We look forward to celebrating our new Adobe with you in 2022! Please enjoy the following overview of the restoration project prepared by the Arboretum’s Historical Curator Mitchell Bishop.
By Mitchell Hearns Bishop
In 2012 the Arboretum began an emergency stabilization of its oldest historic structure then known as the Hugo Reid Adobe. At that time the earthen building beside Baldwin Lake was fenced off, soil around it graded for drainage, and a scaffolding and shelter erected for additional protection. Today construction is underway to restore the landmark structure to its storied past.
When the restoration is completed, the Adobe will look as it did in 1900 rather than 1840, when Scottish immigrant Hugo Reid acquired title to Rancho Santa Anita and constructed the dwelling. Whether the Reid family actually lived in the Adobe is doubtful. Their permanent residence may have been a two-story house in the vicinity of the San Gabriel Mission, while some records suggest a location near today’s Lacy Park in San Marino.

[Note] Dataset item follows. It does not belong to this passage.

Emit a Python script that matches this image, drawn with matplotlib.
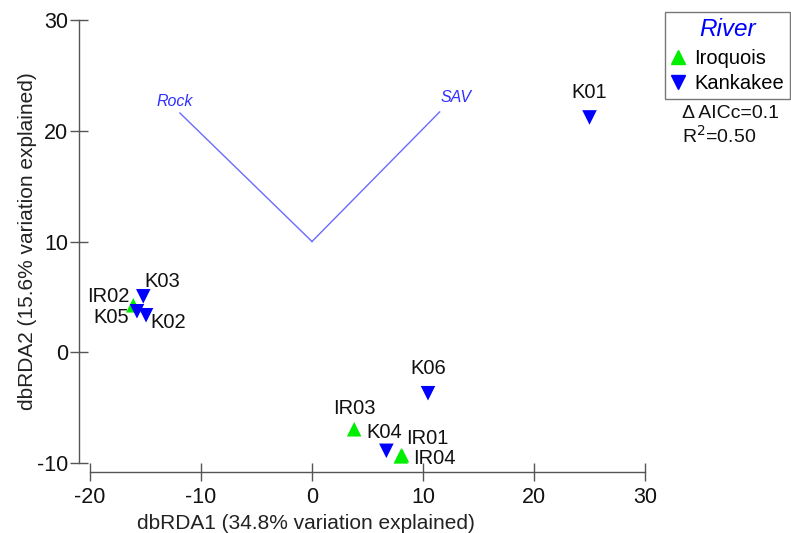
import matplotlib
matplotlib.use("Agg")
import matplotlib.pyplot as plt
from matplotlib.lines import Line2D

plt.rcParams['font.family'] = ['Liberation Sans', 'DejaVu Sans']
plt.rcParams['axes.unicode_minus'] = False

# Site scores
sites = ["K01", "K06", "IR03", "K04", "IR01", "IR04", "K03", "IR02", "K05", "K02"]
rivers = ["Kankakee", "Kankakee", "Iroquois", "Kankakee", "Iroquois", "Iroquois",
          "Kankakee", "Iroquois", "Kankakee", "Kankakee"]
dbrda1 = [25.0, 10.45, 3.8, 6.7, 8.1, 8.0, -15.2, -16.1, -15.77, -14.95]
dbrda2 = [21.2, -3.7, -6.95, -8.9, -9.3, -9.4, 5.05, 4.24, 3.7, 3.34]

# Vectors (origin at (0,10))
vec_names = ["Rock", "SAV"]
vec_origin = (0.0, 10.0)
vec_x = [-11.9, 11.5]
vec_y = [21.6, 21.7]

river_names = ["Iroquois", "Kankakee"]
river_colors = {"Iroquois": "#00ee00", "Kankakee": "#0000ff"}
river_markers = {"Iroquois": "^", "Kankakee": "v"}

xticks = [-20, -10, 0, 10, 20, 30]
yticks = [-10, 0, 10, 20, 30]

fig = plt.figure(figsize=(7.91, 5.33), dpi=100)
W, H = 791, 533
left, right, top, bottom = 90, 645, 20, 463
ax = fig.add_axes([left / W, 1 - bottom / H, (right - left) / W, (bottom - top) / H])
ax.set_xlim(-20, 30)
ax.set_ylim(-10, 30)

for r in river_names:
    xs = [x for x, rv in zip(dbrda1, rivers) if rv == r]
    ys = [y for y, rv in zip(dbrda2, rivers) if rv == r]
    ax.scatter(xs, ys, marker=river_markers[r], s=110, color=river_colors[r],
               edgecolors='none', clip_on=False, zorder=3)

# label offsets in points (dx, dy), centred text
offsets = {"K01": (0, 18), "K06": (0, 18), "IR03": (0, 15),
           "K04": (-1.5, 13), "IR01": (18, 12), "IR04": (24.5, -1.5),
           "K03": (13.3, 10.8), "IR02": (-18, 6.5), "K05": (-18.7, -4.3),
           "K02": (16, -5)}
for s, x, y in zip(sites, dbrda1, dbrda2):
    dx, dy = offsets[s]
    ax.annotate(s, (x, y), xytext=(dx, dy), textcoords='offset points',
                ha='center', va='center', fontsize=14.5, color='#111111', zorder=4)

vec_color = '#6a6aff'
vec_label_off = {"Rock": (-3.6, 8), "SAV": (11.5, 10.5)}
for n, vx, vy in zip(vec_names, vec_x, vec_y):
    ax.plot([vec_origin[0], vx], [vec_origin[1], vy], color=vec_color, lw=1.0, zorder=2)
    ax.annotate(n, (vx, vy), xytext=vec_label_off[n], textcoords='offset points',
                ha='center', va='center', fontsize=11.5, style='italic', color='#3030ff')

for sp in ['top', 'right']:
    ax.spines[sp].set_visible(False)
ax.spines['left'].set_position(('outward', 8))
ax.spines['bottom'].set_position(('outward', 6.5))
for sp in ['left', 'bottom']:
    ax.spines[sp].set_color('#555555')
    ax.spines[sp].set_linewidth(1.0)
ax.set_xticks(xticks)
ax.set_yticks(yticks)
ax.tick_params(direction='inout', length=13, width=1.0, color='#555555',
               labelsize=15.5, labelcolor='#111111')
ax.tick_params(axis='x', pad=4)
ax.tick_params(axis='y', pad=1)

ax.set_xlabel("dbRDA1 (34.8% variation explained)", fontsize=15, color='#222222', labelpad=2)
ax.xaxis.set_label_coords((306 - left) / (right - left), -0.115)
ax.set_ylabel("dbRDA2 (15.6% variation explained)", fontsize=15, color='#222222', labelpad=0)

handles = [Line2D([], [], marker=river_markers[r], color=river_colors[r], linestyle='none',
                  markersize=10) for r in river_names]
leg = fig.legend(handles, river_names, title="River", loc='upper left',
                 bbox_to_anchor=(665 / W, 1 - 12 / H), fontsize=14.5,
                 frameon=True, fancybox=False, borderpad=0.3, handletextpad=0.45,
                 handlelength=0.7, labelspacing=0.3, borderaxespad=0)
leg.get_frame().set_edgecolor('#555555')
leg.get_frame().set_linewidth(1.0)
leg.get_title().set_fontsize(17.5)
leg.get_title().set_style('italic')
leg.get_title().set_color('#0000ff')
leg._legend_box.sep = 6

fig.text(682 / W, 1 - 113 / H, "Δ AICc=0.1", fontsize=14, va='center', ha='left', color='#111111')
fig.text(682 / W, 1 - 136 / H, "R$^2$=0.50", fontsize=14, va='center', ha='left', color='#111111')

fig.savefig("out.png", dpi=100)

Ownership of Rancho Santa Anita changed a few times before Elias J. “Lucky” Baldwin took up residence at the Adobe in 1875 after he purchased the property. By the beginning of the 20th century, Baldwin lived in an eight-room structure with broad verandas on three sides, a clapboard wing, and distinctive plantings. To reflect Baldwin’s residency at the Adobe, the State Office of Historic Preservation approved the Arboretum’s request to officially recognize the structure as the Reid-Baldwin Adobe.
The restoration was funded in 2016 by a $1.7 million grant from the office of former Los Angeles County Supervisor Michael D. Antonovich. The project team included the L.A. County Department of Parks and Recreation, preservation architect Kelly Sutherlin McLeod, and the Arboretum Foundation and staff.
To reflect the Adobe’s Territorial style of architecture with characteristic windows, doors and peaked roofs, a new pitched roof will replace the existing flat one. Thus it is important to understand the capability of the existing walls to carry the load of the new roof. Verandas, 11 feet wide, will wrap around all but the Lake side of the Adobe. The verandas, like those at the nearby Queen Anne Cottage, provided a pleasant place to relax and shelter from the sun on a warm day or to enjoy being outdoors in mild winter weather.
A plan for the gardens around the Adobe is yet to be established but will be based on historic photographs of the landscape of that era. Similarly, plans for the interior have not been established at this time. The Adobe will be accessible for the disabled under the terms of the Americans with Disabilities Act.
When completed, the newly restored Reid-Baldwin Adobe will provide a new window into important chapters of California history from the early rancho era to Baldwin’s years in the San Gabriel Valley.
“The restoration of the Adobe is a milestone in historical preservation and education at the Arboretum,” said Richard Schulhof, Arboretum CEO.
Mitchell Hearns Bishop is Curator of Historical Collections at the Arboretum.